▶ **Given exercise**: Find each line with the string "that" and copy it.

▶ **Material for this exercise**:
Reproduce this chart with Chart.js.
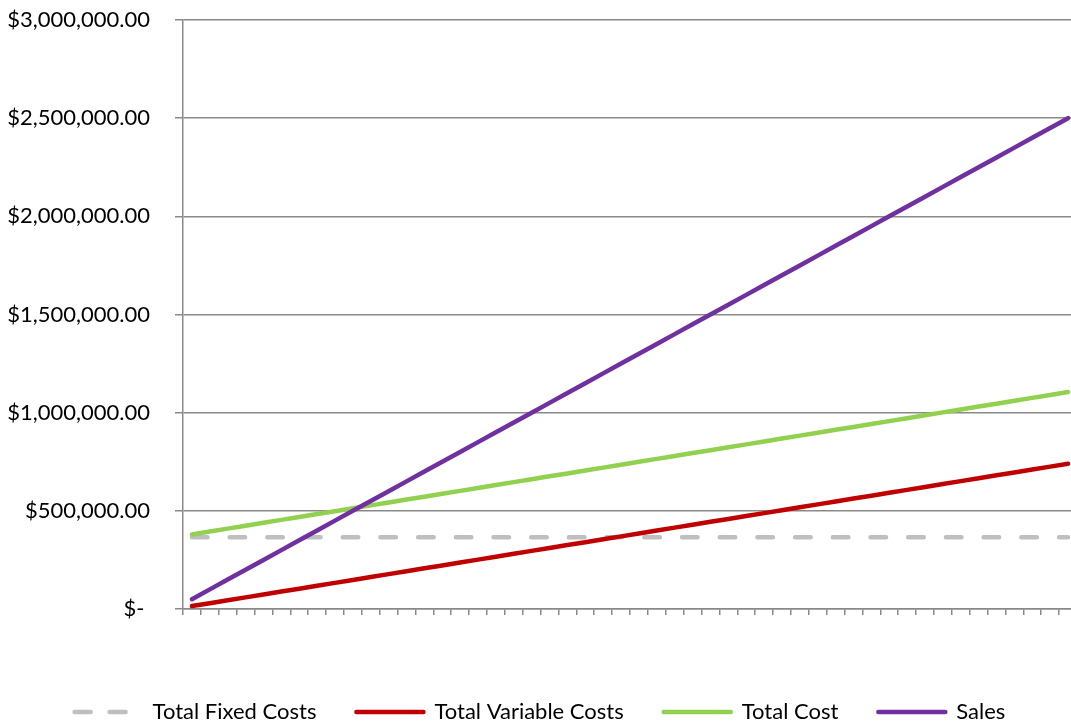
* * *
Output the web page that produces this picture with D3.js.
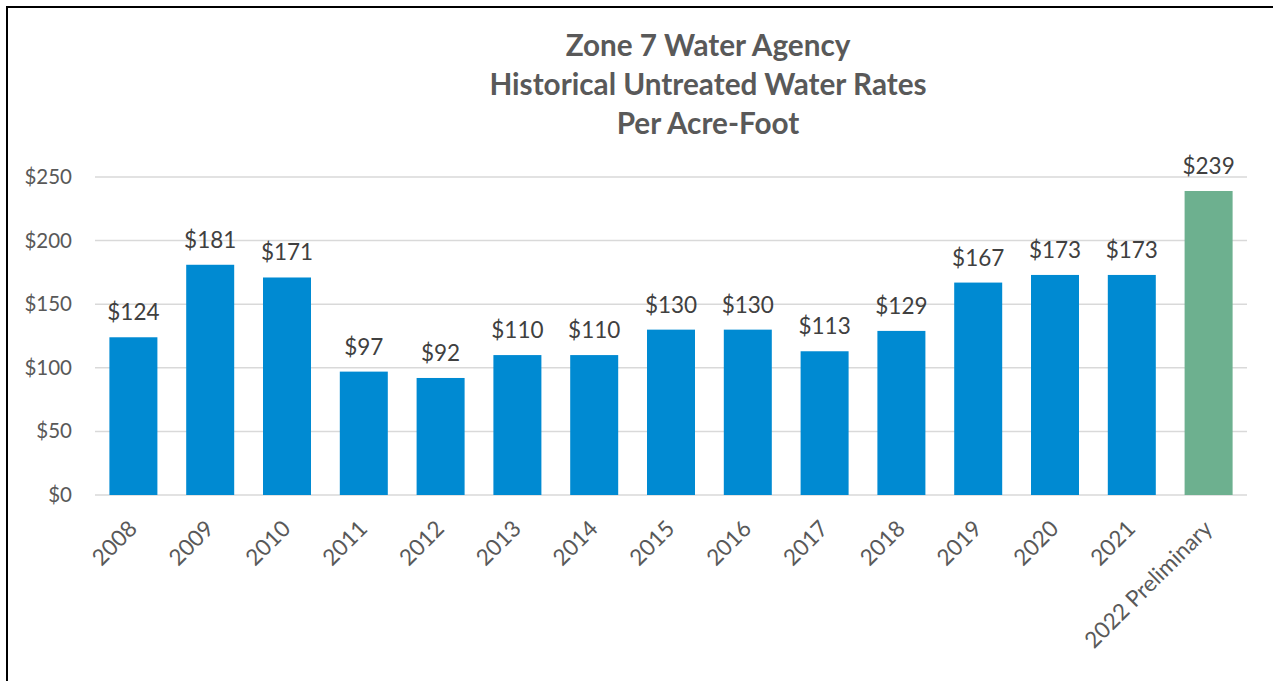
---
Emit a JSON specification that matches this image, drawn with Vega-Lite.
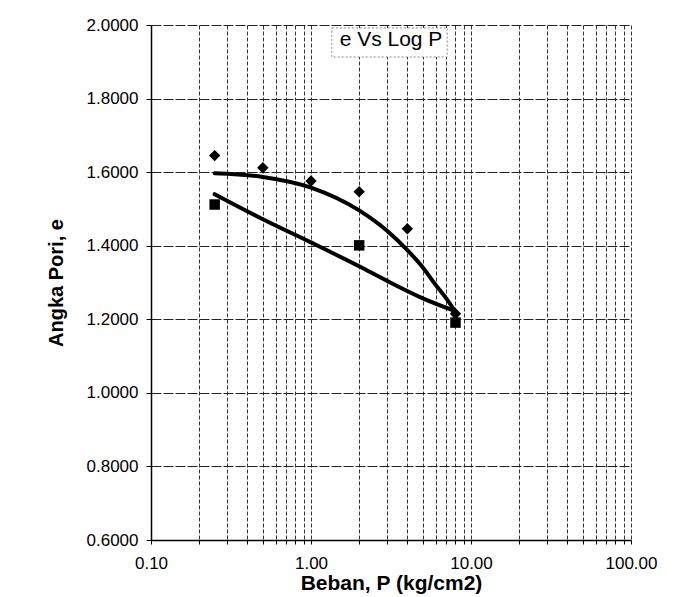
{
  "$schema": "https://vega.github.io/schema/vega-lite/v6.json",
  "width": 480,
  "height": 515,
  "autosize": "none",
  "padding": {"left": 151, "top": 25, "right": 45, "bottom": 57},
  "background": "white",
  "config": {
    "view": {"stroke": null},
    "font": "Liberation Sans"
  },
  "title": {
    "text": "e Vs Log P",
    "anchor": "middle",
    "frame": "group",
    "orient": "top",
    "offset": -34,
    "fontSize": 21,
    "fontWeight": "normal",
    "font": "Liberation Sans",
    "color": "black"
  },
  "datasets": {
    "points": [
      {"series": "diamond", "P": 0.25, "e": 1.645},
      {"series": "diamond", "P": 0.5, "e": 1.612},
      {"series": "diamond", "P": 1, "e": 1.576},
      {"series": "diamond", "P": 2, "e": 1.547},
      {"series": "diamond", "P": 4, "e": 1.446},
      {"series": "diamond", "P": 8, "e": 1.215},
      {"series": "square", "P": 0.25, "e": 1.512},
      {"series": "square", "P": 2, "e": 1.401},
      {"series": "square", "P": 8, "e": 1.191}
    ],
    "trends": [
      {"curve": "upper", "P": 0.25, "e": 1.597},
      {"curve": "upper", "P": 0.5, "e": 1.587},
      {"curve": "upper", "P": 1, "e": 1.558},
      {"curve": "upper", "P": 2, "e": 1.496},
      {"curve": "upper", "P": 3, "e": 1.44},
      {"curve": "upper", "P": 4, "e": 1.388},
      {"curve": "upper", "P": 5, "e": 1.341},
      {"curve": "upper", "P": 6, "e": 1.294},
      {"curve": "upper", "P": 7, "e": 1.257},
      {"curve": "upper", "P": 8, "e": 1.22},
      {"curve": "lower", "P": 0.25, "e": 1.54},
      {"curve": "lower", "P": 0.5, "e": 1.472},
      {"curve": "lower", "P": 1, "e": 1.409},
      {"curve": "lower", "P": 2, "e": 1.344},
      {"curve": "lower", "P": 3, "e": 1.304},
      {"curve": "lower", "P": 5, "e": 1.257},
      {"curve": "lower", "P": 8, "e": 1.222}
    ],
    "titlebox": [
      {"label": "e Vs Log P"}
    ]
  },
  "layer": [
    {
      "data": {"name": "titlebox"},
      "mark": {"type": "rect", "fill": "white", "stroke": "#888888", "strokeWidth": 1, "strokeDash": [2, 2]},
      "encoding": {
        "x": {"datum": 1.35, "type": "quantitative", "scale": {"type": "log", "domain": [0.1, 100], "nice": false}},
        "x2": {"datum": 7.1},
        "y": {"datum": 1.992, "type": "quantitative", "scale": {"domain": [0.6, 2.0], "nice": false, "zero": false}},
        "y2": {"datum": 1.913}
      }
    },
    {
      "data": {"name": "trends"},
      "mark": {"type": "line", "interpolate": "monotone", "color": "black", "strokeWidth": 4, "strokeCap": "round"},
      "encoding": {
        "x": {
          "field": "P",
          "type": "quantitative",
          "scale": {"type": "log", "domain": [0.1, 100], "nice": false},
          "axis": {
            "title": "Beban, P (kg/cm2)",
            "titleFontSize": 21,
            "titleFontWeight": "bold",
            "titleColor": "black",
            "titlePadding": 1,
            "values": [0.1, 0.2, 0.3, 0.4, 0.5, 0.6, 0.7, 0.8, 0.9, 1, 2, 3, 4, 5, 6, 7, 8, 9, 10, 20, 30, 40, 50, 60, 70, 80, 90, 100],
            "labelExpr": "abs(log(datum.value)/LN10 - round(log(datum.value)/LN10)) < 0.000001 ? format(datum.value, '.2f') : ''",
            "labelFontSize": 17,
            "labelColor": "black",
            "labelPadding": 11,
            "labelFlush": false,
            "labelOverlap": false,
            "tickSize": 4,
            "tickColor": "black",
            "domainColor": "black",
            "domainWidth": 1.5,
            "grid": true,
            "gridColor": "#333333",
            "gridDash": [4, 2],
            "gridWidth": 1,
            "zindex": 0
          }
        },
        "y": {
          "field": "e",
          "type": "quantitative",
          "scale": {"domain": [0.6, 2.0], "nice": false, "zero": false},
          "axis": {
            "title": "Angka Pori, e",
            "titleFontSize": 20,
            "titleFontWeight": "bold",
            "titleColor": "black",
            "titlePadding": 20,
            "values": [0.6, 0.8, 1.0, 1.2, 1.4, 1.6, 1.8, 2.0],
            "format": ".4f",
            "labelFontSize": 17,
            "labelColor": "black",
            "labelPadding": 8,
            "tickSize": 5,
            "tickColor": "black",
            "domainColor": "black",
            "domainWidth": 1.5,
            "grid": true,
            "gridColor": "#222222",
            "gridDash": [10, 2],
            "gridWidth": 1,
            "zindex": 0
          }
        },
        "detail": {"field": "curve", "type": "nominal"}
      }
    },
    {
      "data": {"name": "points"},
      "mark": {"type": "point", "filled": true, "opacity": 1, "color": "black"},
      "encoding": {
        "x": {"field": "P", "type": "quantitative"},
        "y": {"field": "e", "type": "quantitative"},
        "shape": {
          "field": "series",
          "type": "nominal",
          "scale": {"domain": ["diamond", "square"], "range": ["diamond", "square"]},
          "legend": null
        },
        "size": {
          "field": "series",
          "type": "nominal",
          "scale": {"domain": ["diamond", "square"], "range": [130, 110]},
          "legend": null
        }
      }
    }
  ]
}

▶ **Reply to the exercise**:
Output the web page that produces this picture with D3.js.
Emit a JSON specification that matches this image, drawn with Vega-Lite.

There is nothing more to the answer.